Across East Asia, J-pop — a cuter, softer and Japanized version of American pop — rules supreme. Groups such as Kinki Kids and Glay, both Japanese boy bands, have topped the charts in Taiwan, China and Hong Kong. Despite the still-frosty relations between Japan and China, Glay played to one of their largest crowds ever in October 2002 in Beijing, luring a sold-out audience of 35,000.

“Japan led the funk and punk culture of the young generation,” said Karl Hwang, a Seoul-based Korean entertainment-industry analyst. “For Korean kids, coming out of the military era, Japanese culture was full of those things that Koreans were deprived of. The Japanese successfully transformed Western culture into their own. And for Koreans and other Asians, the similarity in appearance helped us accept Japanized Western culture rather than directly copying Western culture. Take blue jeans for example. Japanese made blue jeans are much more comfortable in size, fit and design for Koreans than U.S.-made jeans.”

Critics say that Japan is merely a cultural prism, absorbing influences from abroad and reflecting them back, albeit altered to Japanese taste. But many say that it is precisely the attraction.

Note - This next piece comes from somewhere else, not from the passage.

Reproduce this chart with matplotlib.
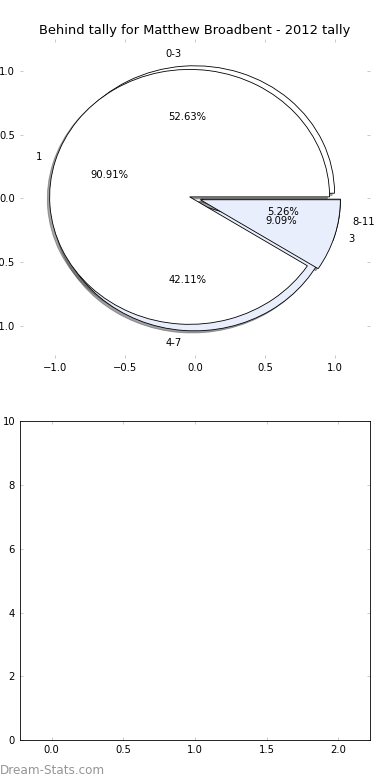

“Japanese culture absorbs things, but then puts a different interpretation to it,” said Naoki Takizawa, a top designer for the fashion house of Issey Miyake. “Some people may say that we don’t correctly understand the history of what has come from overseas. But we attach a different creativeness to things . . . our own sense of beauty. If you take a look at Shibuya, you see an energetic performance going on there, all the girls who want to be like dolls, like characters [in anime]. . . . Japan is a creative culture and the world is beginning to understand that.”